TASK STATEMENT
Can you transcribe the data exactly? Leave the pictures out.

******

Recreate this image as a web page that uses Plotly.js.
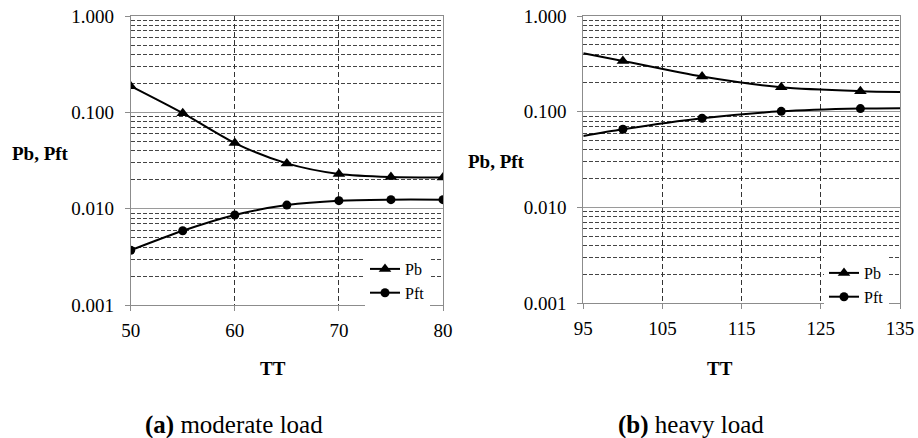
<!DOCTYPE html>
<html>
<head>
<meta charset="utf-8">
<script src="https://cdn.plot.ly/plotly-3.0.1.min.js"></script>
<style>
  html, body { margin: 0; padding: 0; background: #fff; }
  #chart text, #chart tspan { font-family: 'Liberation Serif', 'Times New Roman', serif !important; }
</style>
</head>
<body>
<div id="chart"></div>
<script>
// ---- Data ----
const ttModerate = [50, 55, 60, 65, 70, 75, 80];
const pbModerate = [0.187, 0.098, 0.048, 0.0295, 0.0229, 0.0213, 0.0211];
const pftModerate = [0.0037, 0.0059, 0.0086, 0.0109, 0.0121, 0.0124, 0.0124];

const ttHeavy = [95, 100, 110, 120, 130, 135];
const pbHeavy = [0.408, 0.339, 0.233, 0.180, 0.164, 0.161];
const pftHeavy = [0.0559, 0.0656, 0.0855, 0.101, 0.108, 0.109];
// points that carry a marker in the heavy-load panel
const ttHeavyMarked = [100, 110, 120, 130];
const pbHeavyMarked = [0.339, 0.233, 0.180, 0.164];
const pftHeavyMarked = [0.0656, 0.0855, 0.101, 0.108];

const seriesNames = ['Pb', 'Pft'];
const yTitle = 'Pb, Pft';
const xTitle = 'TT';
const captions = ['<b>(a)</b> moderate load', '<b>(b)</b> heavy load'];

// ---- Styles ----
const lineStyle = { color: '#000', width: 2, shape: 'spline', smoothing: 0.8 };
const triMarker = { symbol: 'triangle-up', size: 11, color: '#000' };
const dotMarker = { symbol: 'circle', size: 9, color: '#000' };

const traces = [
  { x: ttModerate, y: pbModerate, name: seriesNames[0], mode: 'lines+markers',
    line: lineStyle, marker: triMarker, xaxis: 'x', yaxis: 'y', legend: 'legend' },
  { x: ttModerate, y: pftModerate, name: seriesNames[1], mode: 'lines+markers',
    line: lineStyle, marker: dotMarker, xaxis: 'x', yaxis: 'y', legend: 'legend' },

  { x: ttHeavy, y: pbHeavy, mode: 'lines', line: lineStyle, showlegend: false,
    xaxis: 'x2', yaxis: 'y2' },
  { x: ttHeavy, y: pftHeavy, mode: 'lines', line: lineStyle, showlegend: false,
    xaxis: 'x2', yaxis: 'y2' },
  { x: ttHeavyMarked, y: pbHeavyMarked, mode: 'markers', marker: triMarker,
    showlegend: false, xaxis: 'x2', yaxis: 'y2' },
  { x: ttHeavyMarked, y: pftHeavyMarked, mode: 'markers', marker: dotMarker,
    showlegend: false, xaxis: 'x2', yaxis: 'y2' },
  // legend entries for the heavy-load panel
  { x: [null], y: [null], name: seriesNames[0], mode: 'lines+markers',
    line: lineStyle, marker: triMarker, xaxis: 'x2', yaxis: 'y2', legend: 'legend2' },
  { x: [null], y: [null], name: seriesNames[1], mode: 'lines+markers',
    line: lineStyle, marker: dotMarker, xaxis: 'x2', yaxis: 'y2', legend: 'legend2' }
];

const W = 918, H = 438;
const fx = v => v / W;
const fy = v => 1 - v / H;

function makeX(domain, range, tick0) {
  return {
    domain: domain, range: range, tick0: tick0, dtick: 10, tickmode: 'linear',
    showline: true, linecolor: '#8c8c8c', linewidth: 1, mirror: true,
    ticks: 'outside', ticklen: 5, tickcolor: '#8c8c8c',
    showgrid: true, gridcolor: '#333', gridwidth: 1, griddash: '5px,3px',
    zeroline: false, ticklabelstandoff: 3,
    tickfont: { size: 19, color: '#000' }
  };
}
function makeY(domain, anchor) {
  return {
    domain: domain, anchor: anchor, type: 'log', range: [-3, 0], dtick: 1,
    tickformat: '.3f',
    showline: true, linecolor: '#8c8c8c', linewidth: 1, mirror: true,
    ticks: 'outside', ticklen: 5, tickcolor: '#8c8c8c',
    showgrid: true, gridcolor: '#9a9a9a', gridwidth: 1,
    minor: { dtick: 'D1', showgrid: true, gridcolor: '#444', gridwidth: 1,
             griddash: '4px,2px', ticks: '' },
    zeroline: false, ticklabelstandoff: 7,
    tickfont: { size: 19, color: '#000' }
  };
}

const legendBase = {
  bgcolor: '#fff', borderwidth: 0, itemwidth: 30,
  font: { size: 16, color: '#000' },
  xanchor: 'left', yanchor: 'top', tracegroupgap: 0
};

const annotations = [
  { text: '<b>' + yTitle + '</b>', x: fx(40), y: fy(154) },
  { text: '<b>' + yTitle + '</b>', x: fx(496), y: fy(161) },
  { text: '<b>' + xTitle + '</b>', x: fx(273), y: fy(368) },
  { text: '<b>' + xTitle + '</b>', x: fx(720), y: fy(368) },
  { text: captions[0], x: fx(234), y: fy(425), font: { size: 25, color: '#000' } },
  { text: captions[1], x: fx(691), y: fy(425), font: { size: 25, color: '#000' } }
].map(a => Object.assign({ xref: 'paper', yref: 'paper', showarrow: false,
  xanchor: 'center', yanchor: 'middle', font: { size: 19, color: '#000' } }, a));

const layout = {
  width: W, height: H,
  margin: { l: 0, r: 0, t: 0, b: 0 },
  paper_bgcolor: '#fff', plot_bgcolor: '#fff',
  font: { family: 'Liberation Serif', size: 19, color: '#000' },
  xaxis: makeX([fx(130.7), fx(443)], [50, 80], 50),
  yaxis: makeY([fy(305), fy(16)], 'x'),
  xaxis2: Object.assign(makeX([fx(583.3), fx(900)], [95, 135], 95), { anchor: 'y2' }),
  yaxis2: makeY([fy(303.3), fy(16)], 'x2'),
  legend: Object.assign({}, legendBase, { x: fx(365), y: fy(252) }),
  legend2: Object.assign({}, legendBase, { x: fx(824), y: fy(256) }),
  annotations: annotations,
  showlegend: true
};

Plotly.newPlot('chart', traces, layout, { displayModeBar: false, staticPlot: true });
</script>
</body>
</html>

******

REPLY
Recreate this image as a web page that uses Plotly.js.
<!DOCTYPE html>
<html>
<head>
<meta charset="utf-8">
<script src="https://cdn.plot.ly/plotly-3.0.1.min.js"></script>
<style>
  html, body { margin: 0; padding: 0; background: #fff; }
  #chart text, #chart tspan { font-family: 'Liberation Serif', 'Times New Roman', serif !important; }
</style>
</head>
<body>
<div id="chart"></div>
<script>
// ---- Data ----
const ttModerate = [50, 55, 60, 65, 70, 75, 80];
const pbModerate = [0.187, 0.098, 0.048, 0.0295, 0.0229, 0.0213, 0.0211];
const pftModerate = [0.0037, 0.0059, 0.0086, 0.0109, 0.0121, 0.0124, 0.0124];

const ttHeavy = [95, 100, 110, 120, 130, 135];
const pbHeavy = [0.408, 0.339, 0.233, 0.180, 0.164, 0.161];
const pftHeavy = [0.0559, 0.0656, 0.0855, 0.101, 0.108, 0.109];
// points that carry a marker in the heavy-load panel
const ttHeavyMarked = [100, 110, 120, 130];
const pbHeavyMarked = [0.339, 0.233, 0.180, 0.164];
const pftHeavyMarked = [0.0656, 0.0855, 0.101, 0.108];

const seriesNames = ['Pb', 'Pft'];
const yTitle = 'Pb, Pft';
const xTitle = 'TT';
const captions = ['<b>(a)</b> moderate load', '<b>(b)</b> heavy load'];

// ---- Styles ----
const lineStyle = { color: '#000', width: 2, shape: 'spline', smoothing: 0.8 };
const triMarker = { symbol: 'triangle-up', size: 11, color: '#000' };
const dotMarker = { symbol: 'circle', size: 9, color: '#000' };

const traces = [
  { x: ttModerate, y: pbModerate, name: seriesNames[0], mode: 'lines+markers',
    line: lineStyle, marker: triMarker, xaxis: 'x', yaxis: 'y', legend: 'legend' },
  { x: ttModerate, y: pftModerate, name: seriesNames[1], mode: 'lines+markers',
    line: lineStyle, marker: dotMarker, xaxis: 'x', yaxis: 'y', legend: 'legend' },

  { x: ttHeavy, y: pbHeavy, mode: 'lines', line: lineStyle, showlegend: false,
    xaxis: 'x2', yaxis: 'y2' },
  { x: ttHeavy, y: pftHeavy, mode: 'lines', line: lineStyle, showlegend: false,
    xaxis: 'x2', yaxis: 'y2' },
  { x: ttHeavyMarked, y: pbHeavyMarked, mode: 'markers', marker: triMarker,
    showlegend: false, xaxis: 'x2', yaxis: 'y2' },
  { x: ttHeavyMarked, y: pftHeavyMarked, mode: 'markers', marker: dotMarker,
    showlegend: false, xaxis: 'x2', yaxis: 'y2' },
  // legend entries for the heavy-load panel
  { x: [null], y: [null], name: seriesNames[0], mode: 'lines+markers',
    line: lineStyle, marker: triMarker, xaxis: 'x2', yaxis: 'y2', legend: 'legend2' },
  { x: [null], y: [null], name: seriesNames[1], mode: 'lines+markers',
    line: lineStyle, marker: dotMarker, xaxis: 'x2', yaxis: 'y2', legend: 'legend2' }
];

const W = 918, H = 438;
const fx = v => v / W;
const fy = v => 1 - v / H;

function makeX(domain, range, tick0) {
  return {
    domain: domain, range: range, tick0: tick0, dtick: 10, tickmode: 'linear',
    showline: true, linecolor: '#8c8c8c', linewidth: 1, mirror: true,
    ticks: 'outside', ticklen: 5, tickcolor: '#8c8c8c',
    showgrid: true, gridcolor: '#333', gridwidth: 1, griddash: '5px,3px',
    zeroline: false, ticklabelstandoff: 3,
    tickfont: { size: 19, color: '#000' }
  };
}
function makeY(domain, anchor) {
  return {
    domain: domain, anchor: anchor, type: 'log', range: [-3, 0], dtick: 1,
    tickformat: '.3f',
    showline: true, linecolor: '#8c8c8c', linewidth: 1, mirror: true,
    ticks: 'outside', ticklen: 5, tickcolor: '#8c8c8c',
    showgrid: true, gridcolor: '#9a9a9a', gridwidth: 1,
    minor: { dtick: 'D1', showgrid: true, gridcolor: '#444', gridwidth: 1,
             griddash: '4px,2px', ticks: '' },
    zeroline: false, ticklabelstandoff: 7,
    tickfont: { size: 19, color: '#000' }
  };
}

const legendBase = {
  bgcolor: '#fff', borderwidth: 0, itemwidth: 30,
  font: { size: 16, color: '#000' },
  xanchor: 'left', yanchor: 'top', tracegroupgap: 0
};

const annotations = [
  { text: '<b>' + yTitle + '</b>', x: fx(40), y: fy(154) },
  { text: '<b>' + yTitle + '</b>', x: fx(496), y: fy(161) },
  { text: '<b>' + xTitle + '</b>', x: fx(273), y: fy(368) },
  { text: '<b>' + xTitle + '</b>', x: fx(720), y: fy(368) },
  { text: captions[0], x: fx(234), y: fy(425), font: { size: 25, color: '#000' } },
  { text: captions[1], x: fx(691), y: fy(425), font: { size: 25, color: '#000' } }
].map(a => Object.assign({ xref: 'paper', yref: 'paper', showarrow: false,
  xanchor: 'center', yanchor: 'middle', font: { size: 19, color: '#000' } }, a));

const layout = {
  width: W, height: H,
  margin: { l: 0, r: 0, t: 0, b: 0 },
  paper_bgcolor: '#fff', plot_bgcolor: '#fff',
  font: { family: 'Liberation Serif', size: 19, color: '#000' },
  xaxis: makeX([fx(130.7), fx(443)], [50, 80], 50),
  yaxis: makeY([fy(305), fy(16)], 'x'),
  xaxis2: Object.assign(makeX([fx(583.3), fx(900)], [95, 135], 95), { anchor: 'y2' }),
  yaxis2: makeY([fy(303.3), fy(16)], 'x2'),
  legend: Object.assign({}, legendBase, { x: fx(365), y: fy(252) }),
  legend2: Object.assign({}, legendBase, { x: fx(824), y: fy(256) }),
  annotations: annotations,
  showlegend: true
};

Plotly.newPlot('chart', traces, layout, { displayModeBar: false, staticPlot: true });
</script>
</body>
</html>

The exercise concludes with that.